Meantime, Stankevich said: "It was a very productive meeting ...We were talking about a few different issues that matter to voters and constituents in Western New York."

Stankevich had been seeking a meeting with Collins, which Collins said had to take place in Washington. And while the two men agreed that their get-together went well, they disagreed not only on some issues, but also on some of what was said at the meeting.

Collins told Stankevich that he supports a Republican-backed bill aimed at improving the National Instant Criminal Background Check System for gun purchases.

But Stankevich came away thinking that Collins expresses support for universal background checks, including at gun shows, which is a big step beyond what the Republican bill would do. Minkel confirmed that Collins had not meant to express any kind of support for background checks beyond what that GOP proposal would do.

The two men also discussed, but disagreed on, immigration.
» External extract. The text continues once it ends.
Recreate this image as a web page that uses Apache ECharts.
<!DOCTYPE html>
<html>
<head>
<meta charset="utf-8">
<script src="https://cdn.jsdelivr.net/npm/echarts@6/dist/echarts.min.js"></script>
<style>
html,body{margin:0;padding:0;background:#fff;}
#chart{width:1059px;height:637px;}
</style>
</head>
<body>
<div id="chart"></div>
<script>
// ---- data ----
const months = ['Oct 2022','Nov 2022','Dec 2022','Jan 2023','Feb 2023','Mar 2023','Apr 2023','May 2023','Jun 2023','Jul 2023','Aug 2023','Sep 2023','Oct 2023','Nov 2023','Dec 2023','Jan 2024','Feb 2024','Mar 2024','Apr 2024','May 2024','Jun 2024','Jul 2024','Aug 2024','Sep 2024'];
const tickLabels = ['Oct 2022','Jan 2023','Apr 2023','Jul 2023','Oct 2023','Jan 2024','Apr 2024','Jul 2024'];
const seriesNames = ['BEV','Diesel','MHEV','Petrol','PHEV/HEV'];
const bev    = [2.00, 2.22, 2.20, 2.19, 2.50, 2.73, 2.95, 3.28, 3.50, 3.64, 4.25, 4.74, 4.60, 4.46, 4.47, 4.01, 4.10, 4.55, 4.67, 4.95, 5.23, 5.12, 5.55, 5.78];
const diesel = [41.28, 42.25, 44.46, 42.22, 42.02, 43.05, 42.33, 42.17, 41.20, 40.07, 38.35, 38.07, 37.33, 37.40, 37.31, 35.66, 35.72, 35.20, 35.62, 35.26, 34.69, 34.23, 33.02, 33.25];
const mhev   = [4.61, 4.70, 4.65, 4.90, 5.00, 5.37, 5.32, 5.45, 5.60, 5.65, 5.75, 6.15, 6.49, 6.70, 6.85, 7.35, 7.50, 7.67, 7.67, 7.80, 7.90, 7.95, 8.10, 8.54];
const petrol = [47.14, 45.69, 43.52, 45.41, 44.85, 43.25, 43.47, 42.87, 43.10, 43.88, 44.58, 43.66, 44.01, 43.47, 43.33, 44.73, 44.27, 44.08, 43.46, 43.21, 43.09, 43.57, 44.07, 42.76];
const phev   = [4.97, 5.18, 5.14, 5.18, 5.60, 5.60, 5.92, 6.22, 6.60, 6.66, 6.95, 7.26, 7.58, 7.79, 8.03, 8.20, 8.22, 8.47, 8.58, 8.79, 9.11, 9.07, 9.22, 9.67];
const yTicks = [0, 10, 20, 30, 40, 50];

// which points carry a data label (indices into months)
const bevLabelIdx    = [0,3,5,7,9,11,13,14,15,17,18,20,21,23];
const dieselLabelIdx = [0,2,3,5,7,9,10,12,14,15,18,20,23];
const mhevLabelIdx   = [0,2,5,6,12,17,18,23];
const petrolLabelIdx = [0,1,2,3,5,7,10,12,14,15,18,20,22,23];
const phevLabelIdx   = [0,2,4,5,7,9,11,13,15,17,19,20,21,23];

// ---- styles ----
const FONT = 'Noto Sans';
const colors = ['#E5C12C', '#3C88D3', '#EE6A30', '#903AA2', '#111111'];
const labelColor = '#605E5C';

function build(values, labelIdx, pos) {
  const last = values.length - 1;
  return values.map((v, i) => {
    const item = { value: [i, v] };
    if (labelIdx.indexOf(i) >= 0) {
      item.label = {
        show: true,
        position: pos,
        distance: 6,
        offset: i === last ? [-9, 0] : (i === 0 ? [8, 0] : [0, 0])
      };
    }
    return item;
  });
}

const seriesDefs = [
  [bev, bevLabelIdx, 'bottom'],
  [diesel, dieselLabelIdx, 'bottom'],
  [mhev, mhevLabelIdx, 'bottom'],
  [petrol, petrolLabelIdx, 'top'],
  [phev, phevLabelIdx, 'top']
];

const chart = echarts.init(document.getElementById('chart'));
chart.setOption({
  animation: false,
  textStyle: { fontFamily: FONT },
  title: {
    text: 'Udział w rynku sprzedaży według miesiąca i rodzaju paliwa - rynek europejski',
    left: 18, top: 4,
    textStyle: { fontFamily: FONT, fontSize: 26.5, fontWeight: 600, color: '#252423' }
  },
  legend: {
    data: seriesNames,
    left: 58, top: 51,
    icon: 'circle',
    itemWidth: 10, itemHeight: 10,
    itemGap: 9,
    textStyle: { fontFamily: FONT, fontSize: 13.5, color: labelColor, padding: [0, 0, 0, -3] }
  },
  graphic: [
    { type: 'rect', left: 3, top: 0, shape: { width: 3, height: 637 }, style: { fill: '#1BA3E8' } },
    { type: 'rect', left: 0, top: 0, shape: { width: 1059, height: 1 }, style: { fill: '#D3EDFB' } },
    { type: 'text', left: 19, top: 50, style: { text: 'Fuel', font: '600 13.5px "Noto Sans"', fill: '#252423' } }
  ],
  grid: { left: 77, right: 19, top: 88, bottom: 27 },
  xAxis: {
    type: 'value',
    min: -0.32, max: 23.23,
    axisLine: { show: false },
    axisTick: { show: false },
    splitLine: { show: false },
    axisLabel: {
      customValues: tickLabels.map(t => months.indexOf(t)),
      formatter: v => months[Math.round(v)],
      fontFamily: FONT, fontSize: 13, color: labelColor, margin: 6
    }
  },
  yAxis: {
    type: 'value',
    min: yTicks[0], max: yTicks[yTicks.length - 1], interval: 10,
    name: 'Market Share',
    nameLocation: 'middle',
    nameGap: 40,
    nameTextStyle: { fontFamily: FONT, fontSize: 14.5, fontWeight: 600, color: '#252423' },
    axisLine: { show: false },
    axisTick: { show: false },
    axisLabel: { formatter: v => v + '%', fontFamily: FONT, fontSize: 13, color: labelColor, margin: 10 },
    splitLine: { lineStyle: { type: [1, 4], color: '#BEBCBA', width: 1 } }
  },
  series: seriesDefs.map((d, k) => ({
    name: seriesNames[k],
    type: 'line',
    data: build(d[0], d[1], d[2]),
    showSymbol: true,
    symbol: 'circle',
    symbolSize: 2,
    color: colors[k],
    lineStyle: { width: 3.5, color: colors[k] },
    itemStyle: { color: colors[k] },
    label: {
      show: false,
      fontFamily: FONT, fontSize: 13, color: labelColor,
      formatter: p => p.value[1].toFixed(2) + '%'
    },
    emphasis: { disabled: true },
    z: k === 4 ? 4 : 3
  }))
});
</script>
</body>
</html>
Stankevich said Collins talked about increasing security – including a wall of some sort – at the southern border, while Stankevich stressed improving the system by which American farmers can hire temporary laborers from other countries.

Stankevich is running against Grand Island Supervisor Nate McMurray for the Democratic nomination to run against Collins in New York's 27th district.

McMurray said the meeting was Collins' attempt to "sow division and promote controversy" in the Democratic party in the district.

"It's odd," McMurray said, noting that other Democrats, such as himself and Erie County Executive Mark C. Poloncarz, have been trying to get Collins to meet with them in front of voters, not in private.

Noting that Collins has long refused to hold a town hall meeting with constituents, McMurray said: "We should be trying to get this guy in a public setting where he can be held accountable."